If you heard about a device that would be able to get you an attorney at the touch of a button…within 15 minutes, day or night,,,would you think the idea belonged in a science fiction anthology? It’s actually as close as you can get to virtual reality, in the realm of digital touch devices.
Per Law.com, the app is currently only available for use with Android phones (although an app for Blackberry and iPod are being worked on) and was the brain-child of Easton, Conn. resident, Chris Miles. Miles wanted to get faster legal service to persons who had been recently arrested—and to turn that into a business.
Now, if you sign up with his company, LawyerUp, ahead of time, you can rest assured that, if ever you find yourself in jail, you can use the one allotted phone call to call LawyerUp. That’s where the 15 minutes promised call-back comes in. (Currently, the service is limited to Connecticut, Rhode Island and Massachusetts but watch for this app to take off in nearby states.)
Miles has connected with 20 lawyers thus far to serve as his base of referrals—most in the Boston area. (LawyerUp—based in the Boston area—has only been running since last winter.) The total cost is never more than $250.00 for the initial consult. There’s no obligation to continue the professional relationship after the initial contact has been established.
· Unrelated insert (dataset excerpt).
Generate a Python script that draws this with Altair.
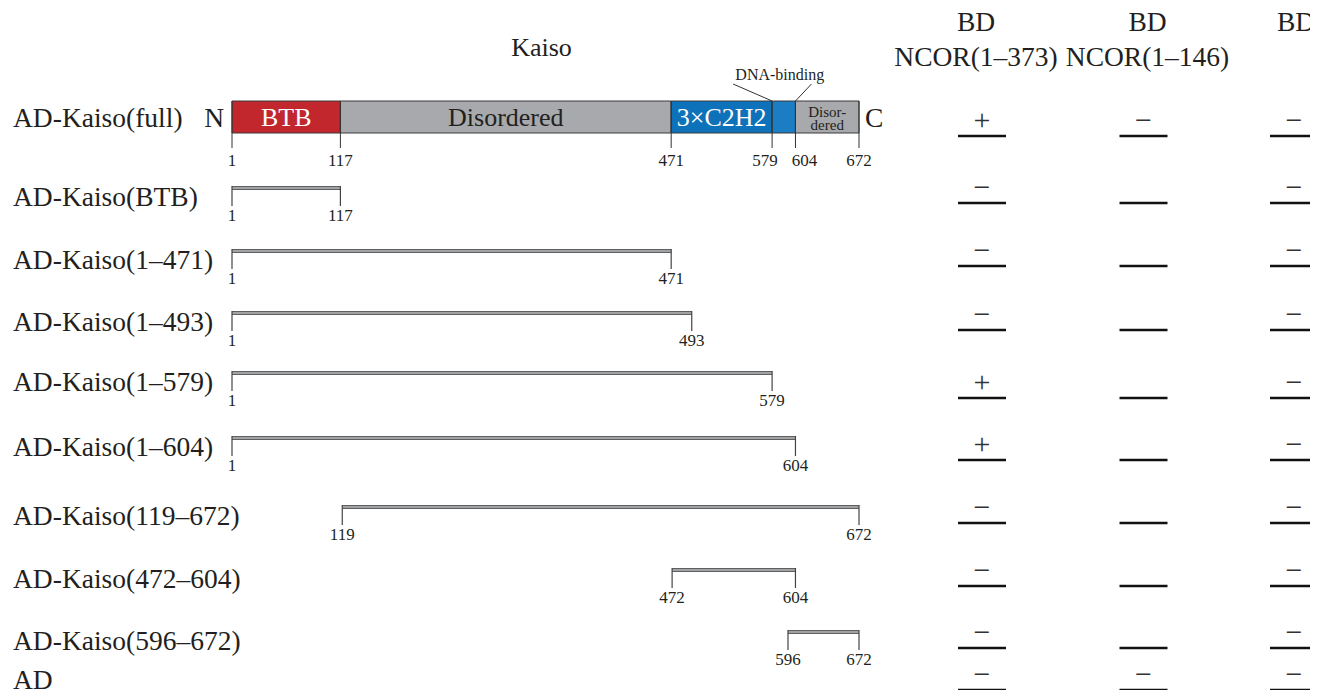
import altair as alt
import pandas as pd

FONT = "Liberation Serif"
TXT = "#231f20"

# ---------------- data ----------------
row_names = ["AD-Kaiso(full)", "AD-Kaiso(BTB)", "AD-Kaiso(1–471)", "AD-Kaiso(1–493)",
             "AD-Kaiso(1–579)", "AD-Kaiso(1–604)", "AD-Kaiso(119–672)",
             "AD-Kaiso(472–604)", "AD-Kaiso(596–672)", "AD"]

frag_rows = [1, 2, 3, 4, 5, 6, 7, 8]
frag_start = [1, 1, 1, 1, 1, 119, 472, 596]
frag_end = [117, 471, 493, 579, 604, 672, 604, 672]

domain_keys = ["BTB", "Disordered", "3×C2H2", "DNA", "Disordered2"]
domain_start = [1, 117, 471, 579, 604]
domain_end = [117, 471, 579, 604, 672]
domain_colors = ["#C1272D", "#A7A9AC", "#0D72B9", "#1B7DC4", "#A7A9AC"]
boundaries = [1, 117, 471, 579, 604, 672]
dna_binding = [579, 604]

column_headers = ["BD\nNCOR(1–373)", "BD\nNCOR(1–146)", "BD"]
res_col1 = ["+", "−", "−", "−", "+", "+", "−", "−", "−", "−"]
res_col2 = ["−", "", "", "", "", "", "", "", "", "−"]
res_col3 = ["−", "−", "−", "−", "−", "−", "−", "−", "−", "−"]

# ---------------- layout (scale ranges, pixels) ----------------
X_RANGE = [224, 851]
ROW_Y = [109, 180, 243, 305, 365, 430, 499, 562, 624, 663]
RES_Y = [128, 195, 258, 322, 390, 452, 515, 578, 640, 682]
COL_X = [974, 1135.5, 1286]

rows_df = pd.DataFrame({"row": row_names, "idx": list(range(len(row_names)))})
frag_df = pd.DataFrame({"idx": frag_rows, "start": frag_start, "end": frag_end})
ends_df = pd.DataFrame({
    "idx": frag_rows + frag_rows,
    "pos": frag_start + frag_end,
})
ends_df["label"] = ends_df["pos"].astype(str)
dom_df = pd.DataFrame({"key": domain_keys, "start": domain_start, "end": domain_end, "idx": 0})
bnd_df = pd.DataFrame({"pos": boundaries, "idx": 0, "label": [str(b) for b in boundaries]})
dna_df = pd.DataFrame({"pos": dna_binding, "idx": 0})
nc_df = pd.DataFrame({"pos": [boundaries[0], boundaries[-1]], "t": ["N", "C"], "idx": 0})

res_rows = []
for c, col in enumerate([res_col1, res_col2, res_col3]):
    for i, s in enumerate(col):
        res_rows.append({"col": c, "idx": i, "sym": s})
res_df = pd.DataFrame(res_rows)
hdr_df = pd.DataFrame({"col": [0, 1, 2], "label": column_headers})

# ---------------- scales ----------------
xs = alt.Scale(domain=[1, 672], range=X_RANGE, nice=False, zero=False)
ys = alt.Scale(domain=list(range(len(row_names))), range=ROW_Y, nice=False, zero=False)
cs = alt.Scale(domain=[0, 1, 2], range=COL_X, nice=False, zero=False)
rs = alt.Scale(domain=list(range(len(row_names))), range=RES_Y, nice=False, zero=False)


def X(f):
    return alt.X(f, type="quantitative", scale=xs, axis=None)


def Y(f="idx"):
    return alt.Y(f, type="quantitative", scale=ys, axis=None)


# ---------------- diagram ----------------
labels0 = alt.Chart(rows_df).transform_filter("datum.idx == 0").mark_text(
    align="left", baseline="middle", fontSize=27.5, dy=2, color=TXT
).encode(x=alt.value(5), y=Y(), text="row:N")

labels = alt.Chart(rows_df).transform_filter("datum.idx > 0").mark_text(
    align="left", baseline="middle", fontSize=27.5, dy=10, color=TXT
).encode(x=alt.value(5), y=Y(), text="row:N")

rects = alt.Chart(dom_df).mark_rect(
    yOffset=-16, y2Offset=16, stroke="#3a3a3a", strokeWidth=1
).encode(
    x=X("start"), x2=alt.X2("end"), y=Y(), y2=alt.Y2("idx"),
    color=alt.Color("key:N", scale=alt.Scale(domain=domain_keys, range=domain_colors), legend=None),
)

bticks = alt.Chart(bnd_df).mark_rule(
    yOffset=-16, y2Offset=31, color="#333333", strokeWidth=1
).encode(x=X("pos"), y=Y(), y2=alt.Y2("idx"))

blabels = alt.Chart(bnd_df).transform_filter(
    f"datum.pos != {dna_binding[0]} && datum.pos != {dna_binding[1]}"
).mark_text(
    baseline="middle", fontSize=17, dy=44, color=TXT
).encode(x=X("pos"), y=Y(), text="label:N")

blabel_a = alt.Chart(bnd_df).transform_filter(f"datum.pos == {dna_binding[0]}").mark_text(
    baseline="middle", fontSize=17, dy=44, dx=-7, color=TXT
).encode(x=X("pos"), y=Y(), text="label:N")

blabel_b = alt.Chart(bnd_df).transform_filter(f"datum.pos == {dna_binding[1]}").mark_text(
    baseline="middle", fontSize=17, dy=44, dx=9, color=TXT
).encode(x=X("pos"), y=Y(), text="label:N")

dom_white = alt.Chart(dom_df).transform_filter(
    "datum.key == 'BTB' || datum.key == '3×C2H2'"
).transform_calculate(mid="(datum.start + datum.end) / 2").mark_text(
    baseline="middle", fontSize=26, dy=1, color="white"
).encode(x=X("mid"), y=Y(), text="key:N")

dom_dark = alt.Chart(dom_df).transform_filter(
    "datum.key == 'Disordered'"
).transform_calculate(mid="(datum.start + datum.end) / 2").mark_text(
    baseline="middle", fontSize=26, dy=1, color=TXT
).encode(x=X("mid"), y=Y(), text="key:N")

dom_small = alt.Chart(dom_df).transform_filter(
    "datum.key == 'Disordered2'"
).transform_calculate(
    mid="(datum.start + datum.end) / 2", t="'Disor-\\ndered'"
).mark_text(
    baseline="middle", fontSize=15, lineHeight=13, dy=-5, color=TXT, lineBreak="\n"
).encode(x=X("mid"), y=Y(), text="t:N")

dna_text = alt.Chart(dna_df).transform_aggregate(
    mid="mean(pos)", idx="min(idx)"
).transform_calculate(t="'DNA-binding'").mark_text(
    baseline="middle", fontSize=16, dy=-42, dx=-4, color=TXT
).encode(x=X("mid"), y=Y(), text="t:N")

lead1 = alt.Chart(dna_df).transform_filter(f"datum.pos == {dna_binding[0]}").mark_rule(
    yOffset=-16, y2Offset=-33, x2Offset=-39, color="#333333", strokeWidth=1
).encode(x=X("pos"), x2=alt.X2("pos"), y=Y(), y2=alt.Y2("idx"))

lead2 = alt.Chart(dna_df).transform_filter(f"datum.pos == {dna_binding[1]}").mark_rule(
    yOffset=-16, y2Offset=-33, x2Offset=16, color="#333333", strokeWidth=1
).encode(x=X("pos"), x2=alt.X2("pos"), y=Y(), y2=alt.Y2("idx"))

n_text = alt.Chart(nc_df).transform_filter("datum.t == 'N'").mark_text(
    align="right", baseline="middle", fontSize=27.5, dx=-8, dy=2, color=TXT
).encode(x=X("pos"), y=Y(), text="t:N")

c_text = alt.Chart(nc_df).transform_filter("datum.t == 'C'").mark_text(
    align="left", baseline="middle", fontSize=27.5, dx=6, dy=2, color=TXT
).encode(x=X("pos"), y=Y(), text="t:N")

kaiso = alt.Chart(nc_df).transform_aggregate(
    mid="mean(pos)", idx="min(idx)"
).transform_calculate(t="'Kaiso'").mark_text(
    baseline="middle", fontSize=26, dy=-69, dx=-4, color=TXT
).encode(x=X("mid"), y=Y(), text="t:N")

frag_outer = alt.Chart(frag_df).mark_rule(color="#5f6062", strokeWidth=4).encode(
    x=X("start"), x2=alt.X2("end"), y=Y()
)
frag_inner = alt.Chart(frag_df).mark_rule(color="#e4e4e4", strokeWidth=1.2).encode(
    x=X("start"), x2=alt.X2("end"), y=Y()
)
fticks = alt.Chart(ends_df).mark_rule(
    yOffset=-2, y2Offset=18, color="#444444", strokeWidth=1.2
).encode(x=X("pos"), y=Y(), y2=alt.Y2("idx"))

flabels = alt.Chart(ends_df).mark_text(
    baseline="middle", fontSize=17, dy=28, color=TXT
).encode(x=X("pos"), y=Y(), text="label:N")

diagram = alt.layer(
    labels0, labels, rects, bticks, blabels, blabel_a, blabel_b,
    dom_white, dom_dark, dom_small,
    dna_text, lead1, lead2, n_text, c_text, kaiso,
    frag_outer, frag_inner, fticks, flabels,
)

# ---------------- results table ----------------
def CX():
    return alt.X("col", type="quantitative", scale=cs, axis=None)


def RY():
    return alt.Y("idx", type="quantitative", scale=rs, axis=None)


def header(c, dx):
    return alt.Chart(hdr_df).transform_filter(f"datum.col == {c}").mark_text(
        baseline="alphabetic", fontSize=27.5, lineHeight=35, lineBreak="\n",
        color=TXT, dx=dx
    ).encode(x=CX(), y=alt.value(23), text="label:N")


underlines = alt.Chart(res_df).mark_rule(
    xOffset=-24, x2Offset=24, color="#111111", strokeWidth=2.5
).encode(x=CX(), x2=alt.X2("col"), y=RY())

symbols = alt.Chart(res_df).transform_filter("datum.sym != ''").mark_text(
    baseline="alphabetic", fontSize=30, dy=-6, color="#333333"
).encode(x=CX(), y=RY(), text="sym:N")

results = alt.layer(header(0, -6), header(1, 4), header(2, 2), underlines, symbols)

chart = alt.layer(diagram, results).resolve_scale(
    x="independent", y="independent", color="independent"
).properties(
    width=1302, height=682, padding=0,
    autosize=alt.AutoSizeParams(type="none"),
).configure_view(stroke=None).configure_text(font=FONT)

chart.save("out.html", embed_options={"renderer": "svg", "actions": False})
So how does an arrestee avail himself or herself of this device? If you’re already known to LawyerUp and have put your credit card number on file, you’re allowed to punch into the system, where a dispatcher handles the intake and pinpoints your area of trouble.
The first attorney who can be reached and responds gets the defendant’s data. If the arrestee and lawyer can’t connect, the lawyer knows to contact the next-of-kin (which information the client presumably has left on file).
How do you know you’re getting a top-caliber attorney referred to you? Miles is not an attorney, so he leaves the checking of the lawyer’s backgrounds to his co-partner, Alex Ruskell, a lawyer and professor at Roger Williams University School of Law in Rhode Island. Not surprisingly, “[t]he biggest user concern is the quality of the lawyer,” said Miles. Ruskell is no-nonsense about ensuring the lawyers meet his standards.
He requires a recommendation from a judge or a colleague. (Sometimes prosecutors or public defenders which the lawyer has worked with are the colleagues who provide a reference.) According to Attorney Patrick Tomasiewicz, of Fazzano & Tomasiewicz in Hartford, Conn., one of the lawyers who works with LawyerUp, a great many questions come up immediately—and definitely within the first 24 hours—after an arrest.
“When you get arrested, you don’t know what to do, how to obtain bond, how to get your license and other personal possessions returned to you,” said Tomasiewicz. “Questions always come up within the first 24 hours of arrest that a client doesn’t know and a lawyer can provide.”